What does Spotify's decision to share user data mean?

Spotify announced an innovative marketplace that will allow big ad tech companies to access data for 70 million of its users – but how might they feel about it?  

Spotify CEO Daniel Ek speaks during a media event in New York last year. The company has announced a new advertising model that will give buyers access to user data from its 70 million free subscribers.

Shannon Stapleton/Reuters/File

July 22, 2016

A recent Spotify ad campaign plays on how well the digital music-streaming company knows its users' tastes. The ads, found plastering New York City subways, showcase Tweets where listeners extoll how a Spotify playlist knows them well – “like former-lover-who-lived-through-a-near-death experience-with-me well.”
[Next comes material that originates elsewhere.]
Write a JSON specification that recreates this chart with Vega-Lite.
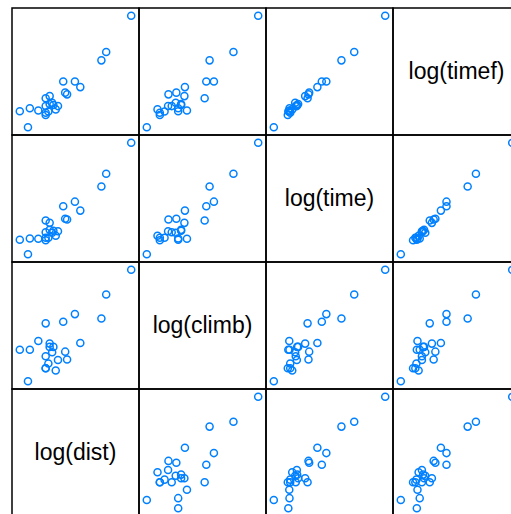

But Spotify will no longer just use this intimate knowledge of a user’s musical palate to generate personalized playlists. It's now using that information as a powerful leveraging tool for advertiser dollars: Spotify announced this week that it is opening up user data collected from its 70 million free subscribers for programmatic, automated advertising.
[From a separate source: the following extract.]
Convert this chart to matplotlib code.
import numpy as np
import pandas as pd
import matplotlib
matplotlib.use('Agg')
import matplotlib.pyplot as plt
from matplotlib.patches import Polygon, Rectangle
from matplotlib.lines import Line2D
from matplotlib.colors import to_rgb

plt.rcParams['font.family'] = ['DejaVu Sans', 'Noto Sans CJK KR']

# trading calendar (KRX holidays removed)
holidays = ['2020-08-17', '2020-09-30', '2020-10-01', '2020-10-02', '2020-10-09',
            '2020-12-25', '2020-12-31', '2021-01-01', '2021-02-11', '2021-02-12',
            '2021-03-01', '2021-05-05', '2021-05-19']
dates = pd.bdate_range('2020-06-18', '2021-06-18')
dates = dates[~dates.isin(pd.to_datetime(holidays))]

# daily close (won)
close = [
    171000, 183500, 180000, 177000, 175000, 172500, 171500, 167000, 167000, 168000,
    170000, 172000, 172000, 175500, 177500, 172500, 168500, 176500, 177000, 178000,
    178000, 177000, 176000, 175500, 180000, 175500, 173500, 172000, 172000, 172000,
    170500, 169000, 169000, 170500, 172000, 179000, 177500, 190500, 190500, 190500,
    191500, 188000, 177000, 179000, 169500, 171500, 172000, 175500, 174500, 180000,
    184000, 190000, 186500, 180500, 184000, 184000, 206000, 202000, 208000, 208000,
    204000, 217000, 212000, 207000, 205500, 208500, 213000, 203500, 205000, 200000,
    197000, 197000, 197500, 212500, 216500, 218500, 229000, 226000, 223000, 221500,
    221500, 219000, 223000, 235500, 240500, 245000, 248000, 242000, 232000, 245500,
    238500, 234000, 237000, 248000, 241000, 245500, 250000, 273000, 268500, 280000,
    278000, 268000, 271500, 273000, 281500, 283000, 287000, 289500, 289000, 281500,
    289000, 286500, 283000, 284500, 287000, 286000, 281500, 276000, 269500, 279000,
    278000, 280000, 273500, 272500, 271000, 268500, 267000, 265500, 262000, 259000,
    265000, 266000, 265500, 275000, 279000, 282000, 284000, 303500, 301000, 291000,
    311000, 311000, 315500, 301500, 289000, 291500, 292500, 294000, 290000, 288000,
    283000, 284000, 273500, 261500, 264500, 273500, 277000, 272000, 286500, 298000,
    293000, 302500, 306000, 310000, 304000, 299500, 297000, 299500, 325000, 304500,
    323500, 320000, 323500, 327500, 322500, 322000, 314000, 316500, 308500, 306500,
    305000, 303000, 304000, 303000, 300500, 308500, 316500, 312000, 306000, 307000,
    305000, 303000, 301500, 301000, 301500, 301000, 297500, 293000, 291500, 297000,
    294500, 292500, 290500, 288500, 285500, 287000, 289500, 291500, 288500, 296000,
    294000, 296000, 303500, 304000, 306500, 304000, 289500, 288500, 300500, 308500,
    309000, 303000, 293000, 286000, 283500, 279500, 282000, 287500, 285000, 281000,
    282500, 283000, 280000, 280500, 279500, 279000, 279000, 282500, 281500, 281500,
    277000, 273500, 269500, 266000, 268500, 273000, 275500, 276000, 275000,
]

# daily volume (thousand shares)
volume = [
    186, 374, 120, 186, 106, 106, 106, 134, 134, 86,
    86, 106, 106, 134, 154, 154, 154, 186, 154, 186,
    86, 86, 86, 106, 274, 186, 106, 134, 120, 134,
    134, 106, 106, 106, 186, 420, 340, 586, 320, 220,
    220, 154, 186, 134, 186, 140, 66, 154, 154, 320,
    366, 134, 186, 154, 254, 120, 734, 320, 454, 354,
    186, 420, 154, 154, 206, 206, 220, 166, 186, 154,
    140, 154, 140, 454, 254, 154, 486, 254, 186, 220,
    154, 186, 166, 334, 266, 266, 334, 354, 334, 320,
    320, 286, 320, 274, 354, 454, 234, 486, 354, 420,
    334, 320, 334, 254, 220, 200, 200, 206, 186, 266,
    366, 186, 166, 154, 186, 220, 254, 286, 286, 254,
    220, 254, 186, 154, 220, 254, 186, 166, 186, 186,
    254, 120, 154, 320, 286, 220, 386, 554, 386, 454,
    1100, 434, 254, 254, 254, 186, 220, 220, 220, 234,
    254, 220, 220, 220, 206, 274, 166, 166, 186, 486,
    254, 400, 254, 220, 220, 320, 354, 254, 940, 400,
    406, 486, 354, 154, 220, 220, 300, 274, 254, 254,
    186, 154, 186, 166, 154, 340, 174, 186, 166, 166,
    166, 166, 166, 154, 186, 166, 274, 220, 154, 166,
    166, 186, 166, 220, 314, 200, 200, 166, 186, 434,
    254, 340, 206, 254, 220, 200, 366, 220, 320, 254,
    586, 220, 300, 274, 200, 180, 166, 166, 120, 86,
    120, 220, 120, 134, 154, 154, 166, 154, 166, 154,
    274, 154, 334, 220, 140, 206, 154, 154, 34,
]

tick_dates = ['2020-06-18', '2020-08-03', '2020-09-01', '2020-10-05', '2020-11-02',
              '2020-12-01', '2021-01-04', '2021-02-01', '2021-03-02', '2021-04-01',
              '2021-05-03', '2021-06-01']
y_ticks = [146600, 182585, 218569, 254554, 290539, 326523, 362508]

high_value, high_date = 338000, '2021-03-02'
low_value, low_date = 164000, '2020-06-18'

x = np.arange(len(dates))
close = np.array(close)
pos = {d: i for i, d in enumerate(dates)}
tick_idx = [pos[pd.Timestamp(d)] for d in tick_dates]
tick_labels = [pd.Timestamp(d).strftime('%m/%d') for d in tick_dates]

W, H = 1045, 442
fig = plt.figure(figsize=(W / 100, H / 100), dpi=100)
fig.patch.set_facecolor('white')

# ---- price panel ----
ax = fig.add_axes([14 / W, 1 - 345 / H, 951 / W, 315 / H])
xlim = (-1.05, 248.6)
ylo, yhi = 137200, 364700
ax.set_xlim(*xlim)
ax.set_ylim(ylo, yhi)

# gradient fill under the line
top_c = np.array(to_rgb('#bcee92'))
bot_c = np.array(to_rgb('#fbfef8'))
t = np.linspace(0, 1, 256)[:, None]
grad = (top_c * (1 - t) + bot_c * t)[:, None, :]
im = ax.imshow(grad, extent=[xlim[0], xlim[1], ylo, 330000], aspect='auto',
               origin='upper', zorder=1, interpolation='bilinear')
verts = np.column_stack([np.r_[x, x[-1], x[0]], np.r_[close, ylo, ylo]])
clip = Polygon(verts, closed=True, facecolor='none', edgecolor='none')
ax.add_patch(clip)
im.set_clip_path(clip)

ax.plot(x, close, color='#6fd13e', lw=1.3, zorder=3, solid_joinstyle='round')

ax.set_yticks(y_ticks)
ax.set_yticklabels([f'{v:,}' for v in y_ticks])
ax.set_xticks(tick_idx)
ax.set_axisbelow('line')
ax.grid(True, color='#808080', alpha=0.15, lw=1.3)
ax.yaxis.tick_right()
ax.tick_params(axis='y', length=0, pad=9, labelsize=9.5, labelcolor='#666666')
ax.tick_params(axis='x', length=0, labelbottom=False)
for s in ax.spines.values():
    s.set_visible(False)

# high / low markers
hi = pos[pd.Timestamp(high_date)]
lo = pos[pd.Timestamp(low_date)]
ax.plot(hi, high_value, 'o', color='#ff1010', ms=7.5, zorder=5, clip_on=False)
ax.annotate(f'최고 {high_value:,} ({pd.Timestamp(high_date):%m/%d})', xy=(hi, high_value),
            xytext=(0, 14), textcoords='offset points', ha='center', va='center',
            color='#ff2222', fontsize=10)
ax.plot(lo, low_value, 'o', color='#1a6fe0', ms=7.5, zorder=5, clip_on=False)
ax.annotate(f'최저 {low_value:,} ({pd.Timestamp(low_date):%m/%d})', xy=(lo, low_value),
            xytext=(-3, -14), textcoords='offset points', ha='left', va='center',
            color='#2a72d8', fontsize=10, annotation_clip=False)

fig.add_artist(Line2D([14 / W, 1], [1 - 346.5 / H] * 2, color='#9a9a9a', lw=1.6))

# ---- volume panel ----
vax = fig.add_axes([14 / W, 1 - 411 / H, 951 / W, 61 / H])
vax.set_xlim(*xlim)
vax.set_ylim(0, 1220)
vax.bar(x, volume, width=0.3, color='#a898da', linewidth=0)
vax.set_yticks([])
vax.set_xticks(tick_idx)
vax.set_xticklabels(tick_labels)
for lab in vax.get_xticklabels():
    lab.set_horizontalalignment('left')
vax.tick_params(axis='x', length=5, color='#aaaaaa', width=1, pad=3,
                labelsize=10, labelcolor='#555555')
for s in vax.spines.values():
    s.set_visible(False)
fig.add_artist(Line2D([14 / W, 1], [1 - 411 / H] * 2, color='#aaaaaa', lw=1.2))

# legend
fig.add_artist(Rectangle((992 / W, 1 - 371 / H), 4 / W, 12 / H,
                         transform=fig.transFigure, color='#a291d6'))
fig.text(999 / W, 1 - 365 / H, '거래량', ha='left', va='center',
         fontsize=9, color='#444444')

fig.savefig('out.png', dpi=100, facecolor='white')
There is an important difference between this move and cookie-based targeted advertising, which tracks users' web histories across platforms. Spotify has not said that it will share the unique identities of users with advertisers. Instead, the shared data is limited to information like listeners' age, gender, location, music preferences, and some behavioral habits. This information will enable advertisers to pinpoint specific demographics for their ads on Spotify. Buyers will bid on ad spaces in real time– a trail-blazing step in the digital advertising world, and an example of the many ways digital companies wield the massive amounts of data that they have at their fingertips.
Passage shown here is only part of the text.